При этом никто из персонала официального сада даже не подозревал, что это все происходит у них под носом; когда какие-то комиссии спрашивали о соседях, женский коллектив отвечал, что это, мол, наши мальчики. И продлился этот процесс вплоть до 23 октября 1986-го года, когда пришли комитетчики. После того, как началась активная жизнь, подтянулось множество иностранной прессы, американской, немецкой, французской; они были крайне удивлены проявлением творческой активностью такого уровня в Советском Союзе. Появились первые статьи, и тут-то как раз все и выяснилось, нас стали накрывать колпаком. Причем «Детский Сад» находился прямо напротив школы КГБ. Стали приходить дядечки под видом пожарников, и в один день без особых объяснений причин нам предъявили ультиматум о съезде. Вырубили свет, воду и попросили эвакуироваться. А я там настроил пирамиды из железа, объекты. Пятиметровые картины. В один день не уложился. Так закончился период «Детского Сада».
Параллельно с закрытием «Сада», в Москве появился новый сквот на Фурманном, но мне это показалось мелковатым. У нас-то была вольница. А там началась уже жесткая барыжка.

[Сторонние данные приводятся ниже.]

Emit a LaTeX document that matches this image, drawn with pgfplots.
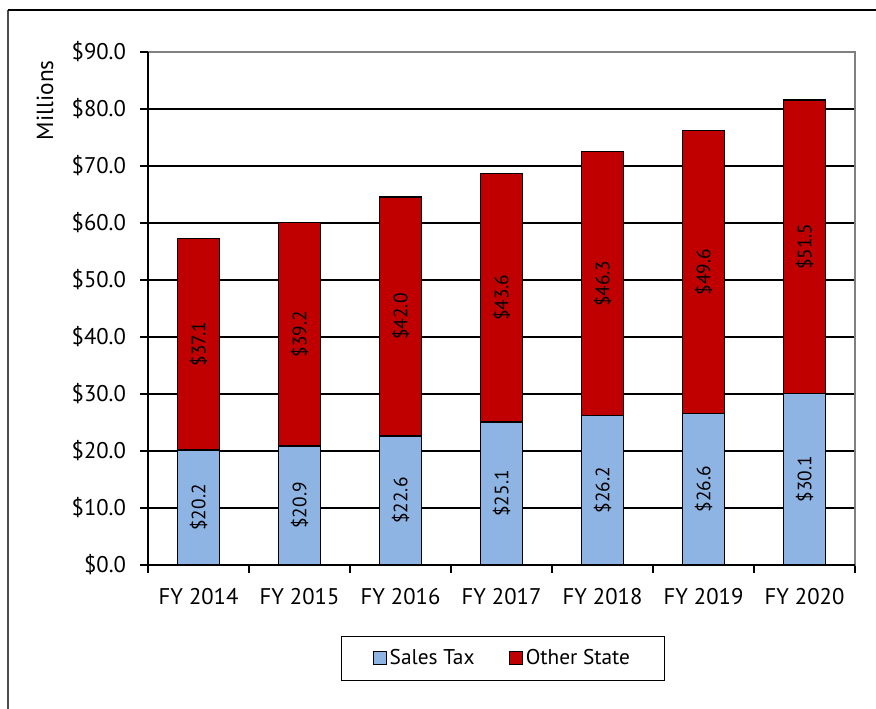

За время пребывания была накоплена масса вещей, картины все стали рисовать пятиметровые, я наделал много объектов, и все это надо было куда-то девать.
Много моих скульптур, которые стояли там, в «Саду», я пытался распихать по разным подвалам, часть в результате пришлось везти к себе в квартиру и в подъезд. Соседи мои, среди которых один алкаш был, нормально относились к происходящему, но соседка снизу два раза писала участковому о том, что «он звуками колоколов, воды насаждает инопланетное сознание, а отходами шаманства завалил лифтовую шахту с первого по седьмой этаж». У нее муж был генерал КГБ, и она, конечно, тоже – КГБшница. В это время вышел журнал «Театральная Жизнь» со мной на обложке и большой статьей, и я подарил его ей, а участковому к объяснительной приложил ксерокс этой статьи. В результате ответ участкового на это заявление по ошибке попал не в ее ящик, а в мой – и там было написано: «Уважаемая Регина Анатольевна, была проведена работа, и Герману Виноградову было поставлено на вид о недопустимости занятием «Бикапонию» (так она написала в своем заявлении) в коммунальном пространстве».
М.Б.
Можно сказать первое официальное озвучивание практики в формальной среде?Г.В.
Да. И начался процесс разгерметизации андеграунда. Я участвовал в 17-й Молодежной выставке, в которой все слилось впервые на официальной площадке. Неформальное искусство было запущено в массы. Видимо, начался такой же процесс, как и в других областях. Советские власти срочным образом легализовывали подполье, тем более, что западная пресса уже была в курсе. Одновременно висели «художники-ортодоксы» и новое искусство.Тимур представлял питерский экпрессионизм, и это было гораздо интереснее его новоакадемического проекта. Вот Котельников действительно радовал всегда. А «Митьки» тогда почему-то не проявились. На 17-й Молодёжной мне дали приз за лучшую «Лабораторию», и это было первым официальным признанием, потому как после этого я стал по-другому разговаривать с участковым, который постоянно нависал над моей творческой коммунальной деятельностью. Раньше он просто мог вломиться ко мне с начальником ЖЭКа. А теперь все стало по-другому.
После 17-й Молодёжной выставки я стал известным и снимался в разных перестроечных фильмах. Один независимый режиссер снял ленту, которая так и называется «Бикапо», она есть в интернете. Консультантом у него был режиссер Михаил Рык, который снимал советские детективы семидесятых годов. Он посмотрел на то, чем я занимаюсь и сказал: «О, я знаю, что тебе нужно!» и повел меня на свалку на Ботанический Сад, где я увидел просто горы железа, нержавейки, обломки самолетов. У меня был период, когда я, как на работу, приходил на эту свалку, прозванивал материал на характер звука и сколько мог, поскольку денег на такси не было, вез на себе домой в метро. Там можно было найти лопасть от турбины, которая совершенно небанально звучит, надо только подобрать к ней ключ. Было у меня тогда много сил и интереса.
Не забывал я и про крыши – собирал старые антенны и резал их на правильные куски, чтобы правильно извлечь звук, конструировал инструменты, и тут мне помогло мое архитектурное образование, где помимо рисунка и проектирования изучаешь сопротивление материалов. Я до сих пор пилю вручную, потому что считаю, что это важный момент в работе над инструментом, который должен правильно акустически звучать. Перед тем, как трубку повесить, я в нее дую, поселяю в ней духа, после этого она звучит правильно.